■ **Supplied data**:
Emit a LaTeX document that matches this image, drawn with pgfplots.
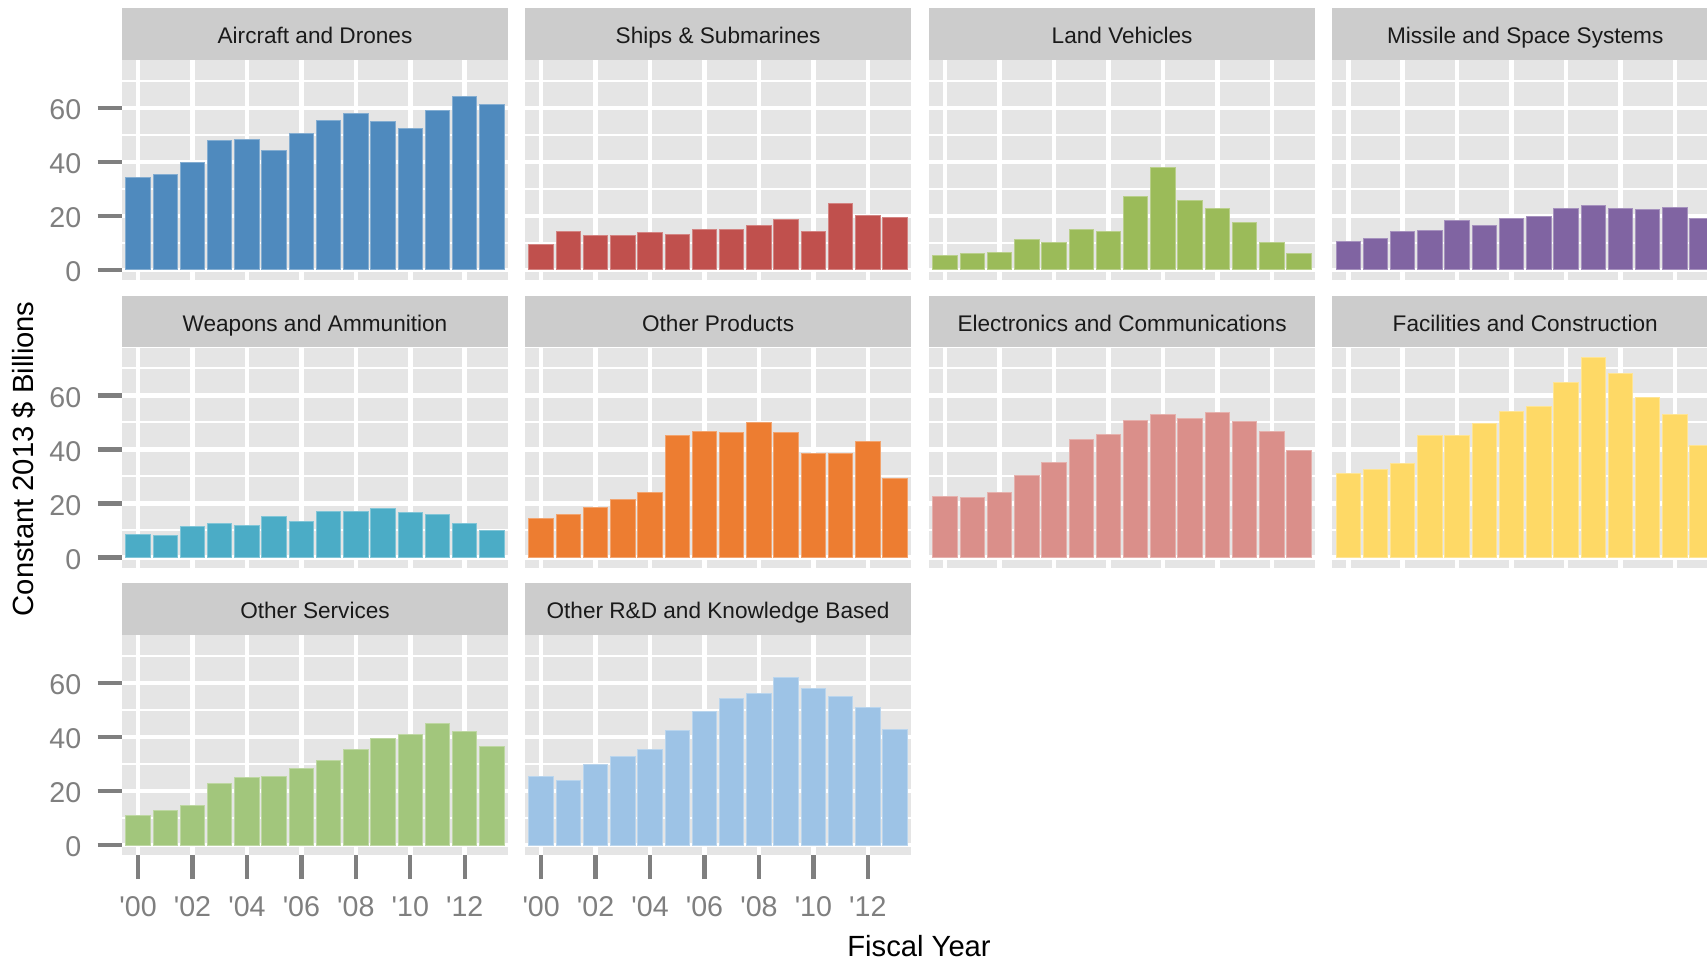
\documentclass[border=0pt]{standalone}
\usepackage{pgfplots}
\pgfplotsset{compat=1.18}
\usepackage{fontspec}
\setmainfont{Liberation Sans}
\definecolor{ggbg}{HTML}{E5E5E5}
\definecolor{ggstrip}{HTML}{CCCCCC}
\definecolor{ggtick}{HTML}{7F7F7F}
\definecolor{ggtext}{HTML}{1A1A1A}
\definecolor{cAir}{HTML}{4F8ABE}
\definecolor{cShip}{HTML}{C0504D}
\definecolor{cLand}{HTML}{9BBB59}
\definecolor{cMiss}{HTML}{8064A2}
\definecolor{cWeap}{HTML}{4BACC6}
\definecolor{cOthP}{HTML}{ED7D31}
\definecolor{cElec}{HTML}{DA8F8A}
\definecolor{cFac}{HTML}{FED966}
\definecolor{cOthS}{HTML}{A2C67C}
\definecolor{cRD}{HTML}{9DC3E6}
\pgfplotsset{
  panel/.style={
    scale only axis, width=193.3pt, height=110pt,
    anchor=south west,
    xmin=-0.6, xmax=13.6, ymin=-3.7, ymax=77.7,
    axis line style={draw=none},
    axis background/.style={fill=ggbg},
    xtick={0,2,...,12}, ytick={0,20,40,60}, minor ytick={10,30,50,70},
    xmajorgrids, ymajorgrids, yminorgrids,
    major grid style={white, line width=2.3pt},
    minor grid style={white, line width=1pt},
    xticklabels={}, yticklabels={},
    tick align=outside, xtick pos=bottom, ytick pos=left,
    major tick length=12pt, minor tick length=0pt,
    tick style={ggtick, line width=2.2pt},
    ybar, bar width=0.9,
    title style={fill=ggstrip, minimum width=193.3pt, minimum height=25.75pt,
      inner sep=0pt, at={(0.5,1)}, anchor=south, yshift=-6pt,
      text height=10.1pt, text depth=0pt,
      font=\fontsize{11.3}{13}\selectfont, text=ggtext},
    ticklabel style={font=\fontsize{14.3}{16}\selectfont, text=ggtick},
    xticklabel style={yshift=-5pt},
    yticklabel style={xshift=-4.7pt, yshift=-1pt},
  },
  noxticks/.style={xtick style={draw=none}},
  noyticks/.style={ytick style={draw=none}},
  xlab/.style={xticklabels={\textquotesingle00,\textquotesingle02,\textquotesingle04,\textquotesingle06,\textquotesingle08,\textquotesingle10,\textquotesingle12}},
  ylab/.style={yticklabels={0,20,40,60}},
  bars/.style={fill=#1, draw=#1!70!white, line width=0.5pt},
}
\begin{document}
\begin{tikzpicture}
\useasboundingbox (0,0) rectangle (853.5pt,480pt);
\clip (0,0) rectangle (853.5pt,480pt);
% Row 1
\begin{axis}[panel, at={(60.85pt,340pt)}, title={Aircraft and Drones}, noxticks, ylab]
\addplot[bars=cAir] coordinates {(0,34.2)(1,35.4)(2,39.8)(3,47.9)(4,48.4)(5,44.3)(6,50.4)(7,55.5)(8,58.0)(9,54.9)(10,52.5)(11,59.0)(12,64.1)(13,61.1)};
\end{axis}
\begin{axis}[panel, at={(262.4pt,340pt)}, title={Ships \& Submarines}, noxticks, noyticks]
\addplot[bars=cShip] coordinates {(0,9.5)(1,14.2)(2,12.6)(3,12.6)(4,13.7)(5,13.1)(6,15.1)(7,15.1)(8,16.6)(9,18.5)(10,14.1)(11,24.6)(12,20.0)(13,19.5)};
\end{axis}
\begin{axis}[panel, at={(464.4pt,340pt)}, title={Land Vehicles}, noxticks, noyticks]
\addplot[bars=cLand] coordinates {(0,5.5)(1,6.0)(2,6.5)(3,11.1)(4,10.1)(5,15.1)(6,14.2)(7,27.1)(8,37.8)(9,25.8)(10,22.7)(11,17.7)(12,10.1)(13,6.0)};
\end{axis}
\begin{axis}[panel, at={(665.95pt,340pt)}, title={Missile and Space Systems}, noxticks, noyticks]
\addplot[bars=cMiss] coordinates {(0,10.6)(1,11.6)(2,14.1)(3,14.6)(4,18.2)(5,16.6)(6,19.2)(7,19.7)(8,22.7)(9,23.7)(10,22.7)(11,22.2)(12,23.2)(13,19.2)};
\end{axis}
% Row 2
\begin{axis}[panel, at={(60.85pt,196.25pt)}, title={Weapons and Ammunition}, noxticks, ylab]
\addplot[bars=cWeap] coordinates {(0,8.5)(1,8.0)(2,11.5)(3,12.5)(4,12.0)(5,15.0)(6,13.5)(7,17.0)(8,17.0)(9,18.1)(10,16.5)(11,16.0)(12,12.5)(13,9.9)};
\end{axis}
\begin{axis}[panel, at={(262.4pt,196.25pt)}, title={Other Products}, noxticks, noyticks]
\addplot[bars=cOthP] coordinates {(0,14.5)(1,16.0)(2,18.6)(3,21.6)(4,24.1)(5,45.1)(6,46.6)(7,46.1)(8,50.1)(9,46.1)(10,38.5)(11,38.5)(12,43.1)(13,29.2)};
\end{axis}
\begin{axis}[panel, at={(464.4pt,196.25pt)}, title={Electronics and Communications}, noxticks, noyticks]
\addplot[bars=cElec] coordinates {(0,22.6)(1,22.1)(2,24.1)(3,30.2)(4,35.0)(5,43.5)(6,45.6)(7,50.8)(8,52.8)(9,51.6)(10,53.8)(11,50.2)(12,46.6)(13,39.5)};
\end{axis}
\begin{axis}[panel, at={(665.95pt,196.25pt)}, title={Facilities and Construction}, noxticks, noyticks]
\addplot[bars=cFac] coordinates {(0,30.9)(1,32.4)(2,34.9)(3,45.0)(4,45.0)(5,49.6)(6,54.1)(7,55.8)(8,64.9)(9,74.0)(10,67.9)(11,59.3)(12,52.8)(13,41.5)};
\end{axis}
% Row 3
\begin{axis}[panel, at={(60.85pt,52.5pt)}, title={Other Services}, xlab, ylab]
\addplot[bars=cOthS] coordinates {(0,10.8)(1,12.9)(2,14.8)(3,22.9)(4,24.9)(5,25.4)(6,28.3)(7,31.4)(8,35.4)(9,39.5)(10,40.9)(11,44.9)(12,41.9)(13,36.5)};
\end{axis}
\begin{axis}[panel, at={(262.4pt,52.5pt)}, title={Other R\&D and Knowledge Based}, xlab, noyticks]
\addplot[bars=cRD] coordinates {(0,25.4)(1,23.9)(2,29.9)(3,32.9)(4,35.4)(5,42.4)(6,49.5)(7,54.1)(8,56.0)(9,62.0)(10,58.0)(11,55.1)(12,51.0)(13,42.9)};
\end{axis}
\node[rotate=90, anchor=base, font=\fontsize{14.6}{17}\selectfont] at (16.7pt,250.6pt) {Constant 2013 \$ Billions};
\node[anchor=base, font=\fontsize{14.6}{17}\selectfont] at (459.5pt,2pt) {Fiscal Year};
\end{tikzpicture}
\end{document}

■ **What you need to do**:
The pictures should not be reproduced; quote all of the other material exactly.

■ **Exercise response**:
Emit a LaTeX document that matches this image, drawn with pgfplots.
\documentclass[border=0pt]{standalone}
\usepackage{pgfplots}
\pgfplotsset{compat=1.18}
\usepackage{fontspec}
\setmainfont{Liberation Sans}
\definecolor{ggbg}{HTML}{E5E5E5}
\definecolor{ggstrip}{HTML}{CCCCCC}
\definecolor{ggtick}{HTML}{7F7F7F}
\definecolor{ggtext}{HTML}{1A1A1A}
\definecolor{cAir}{HTML}{4F8ABE}
\definecolor{cShip}{HTML}{C0504D}
\definecolor{cLand}{HTML}{9BBB59}
\definecolor{cMiss}{HTML}{8064A2}
\definecolor{cWeap}{HTML}{4BACC6}
\definecolor{cOthP}{HTML}{ED7D31}
\definecolor{cElec}{HTML}{DA8F8A}
\definecolor{cFac}{HTML}{FED966}
\definecolor{cOthS}{HTML}{A2C67C}
\definecolor{cRD}{HTML}{9DC3E6}
\pgfplotsset{
  panel/.style={
    scale only axis, width=193.3pt, height=110pt,
    anchor=south west,
    xmin=-0.6, xmax=13.6, ymin=-3.7, ymax=77.7,
    axis line style={draw=none},
    axis background/.style={fill=ggbg},
    xtick={0,2,...,12}, ytick={0,20,40,60}, minor ytick={10,30,50,70},
    xmajorgrids, ymajorgrids, yminorgrids,
    major grid style={white, line width=2.3pt},
    minor grid style={white, line width=1pt},
    xticklabels={}, yticklabels={},
    tick align=outside, xtick pos=bottom, ytick pos=left,
    major tick length=12pt, minor tick length=0pt,
    tick style={ggtick, line width=2.2pt},
    ybar, bar width=0.9,
    title style={fill=ggstrip, minimum width=193.3pt, minimum height=25.75pt,
      inner sep=0pt, at={(0.5,1)}, anchor=south, yshift=-6pt,
      text height=10.1pt, text depth=0pt,
      font=\fontsize{11.3}{13}\selectfont, text=ggtext},
    ticklabel style={font=\fontsize{14.3}{16}\selectfont, text=ggtick},
    xticklabel style={yshift=-5pt},
    yticklabel style={xshift=-4.7pt, yshift=-1pt},
  },
  noxticks/.style={xtick style={draw=none}},
  noyticks/.style={ytick style={draw=none}},
  xlab/.style={xticklabels={\textquotesingle00,\textquotesingle02,\textquotesingle04,\textquotesingle06,\textquotesingle08,\textquotesingle10,\textquotesingle12}},
  ylab/.style={yticklabels={0,20,40,60}},
  bars/.style={fill=#1, draw=#1!70!white, line width=0.5pt},
}
\begin{document}
\begin{tikzpicture}
\useasboundingbox (0,0) rectangle (853.5pt,480pt);
\clip (0,0) rectangle (853.5pt,480pt);
% Row 1
\begin{axis}[panel, at={(60.85pt,340pt)}, title={Aircraft and Drones}, noxticks, ylab]
\addplot[bars=cAir] coordinates {(0,34.2)(1,35.4)(2,39.8)(3,47.9)(4,48.4)(5,44.3)(6,50.4)(7,55.5)(8,58.0)(9,54.9)(10,52.5)(11,59.0)(12,64.1)(13,61.1)};
\end{axis}
\begin{axis}[panel, at={(262.4pt,340pt)}, title={Ships \& Submarines}, noxticks, noyticks]
\addplot[bars=cShip] coordinates {(0,9.5)(1,14.2)(2,12.6)(3,12.6)(4,13.7)(5,13.1)(6,15.1)(7,15.1)(8,16.6)(9,18.5)(10,14.1)(11,24.6)(12,20.0)(13,19.5)};
\end{axis}
\begin{axis}[panel, at={(464.4pt,340pt)}, title={Land Vehicles}, noxticks, noyticks]
\addplot[bars=cLand] coordinates {(0,5.5)(1,6.0)(2,6.5)(3,11.1)(4,10.1)(5,15.1)(6,14.2)(7,27.1)(8,37.8)(9,25.8)(10,22.7)(11,17.7)(12,10.1)(13,6.0)};
\end{axis}
\begin{axis}[panel, at={(665.95pt,340pt)}, title={Missile and Space Systems}, noxticks, noyticks]
\addplot[bars=cMiss] coordinates {(0,10.6)(1,11.6)(2,14.1)(3,14.6)(4,18.2)(5,16.6)(6,19.2)(7,19.7)(8,22.7)(9,23.7)(10,22.7)(11,22.2)(12,23.2)(13,19.2)};
\end{axis}
% Row 2
\begin{axis}[panel, at={(60.85pt,196.25pt)}, title={Weapons and Ammunition}, noxticks, ylab]
\addplot[bars=cWeap] coordinates {(0,8.5)(1,8.0)(2,11.5)(3,12.5)(4,12.0)(5,15.0)(6,13.5)(7,17.0)(8,17.0)(9,18.1)(10,16.5)(11,16.0)(12,12.5)(13,9.9)};
\end{axis}
\begin{axis}[panel, at={(262.4pt,196.25pt)}, title={Other Products}, noxticks, noyticks]
\addplot[bars=cOthP] coordinates {(0,14.5)(1,16.0)(2,18.6)(3,21.6)(4,24.1)(5,45.1)(6,46.6)(7,46.1)(8,50.1)(9,46.1)(10,38.5)(11,38.5)(12,43.1)(13,29.2)};
\end{axis}
\begin{axis}[panel, at={(464.4pt,196.25pt)}, title={Electronics and Communications}, noxticks, noyticks]
\addplot[bars=cElec] coordinates {(0,22.6)(1,22.1)(2,24.1)(3,30.2)(4,35.0)(5,43.5)(6,45.6)(7,50.8)(8,52.8)(9,51.6)(10,53.8)(11,50.2)(12,46.6)(13,39.5)};
\end{axis}
\begin{axis}[panel, at={(665.95pt,196.25pt)}, title={Facilities and Construction}, noxticks, noyticks]
\addplot[bars=cFac] coordinates {(0,30.9)(1,32.4)(2,34.9)(3,45.0)(4,45.0)(5,49.6)(6,54.1)(7,55.8)(8,64.9)(9,74.0)(10,67.9)(11,59.3)(12,52.8)(13,41.5)};
\end{axis}
% Row 3
\begin{axis}[panel, at={(60.85pt,52.5pt)}, title={Other Services}, xlab, ylab]
\addplot[bars=cOthS] coordinates {(0,10.8)(1,12.9)(2,14.8)(3,22.9)(4,24.9)(5,25.4)(6,28.3)(7,31.4)(8,35.4)(9,39.5)(10,40.9)(11,44.9)(12,41.9)(13,36.5)};
\end{axis}
\begin{axis}[panel, at={(262.4pt,52.5pt)}, title={Other R\&D and Knowledge Based}, xlab, noyticks]
\addplot[bars=cRD] coordinates {(0,25.4)(1,23.9)(2,29.9)(3,32.9)(4,35.4)(5,42.4)(6,49.5)(7,54.1)(8,56.0)(9,62.0)(10,58.0)(11,55.1)(12,51.0)(13,42.9)};
\end{axis}
\node[rotate=90, anchor=base, font=\fontsize{14.6}{17}\selectfont] at (16.7pt,250.6pt) {Constant 2013 \$ Billions};
\node[anchor=base, font=\fontsize{14.6}{17}\selectfont] at (459.5pt,2pt) {Fiscal Year};
\end{tikzpicture}
\end{document}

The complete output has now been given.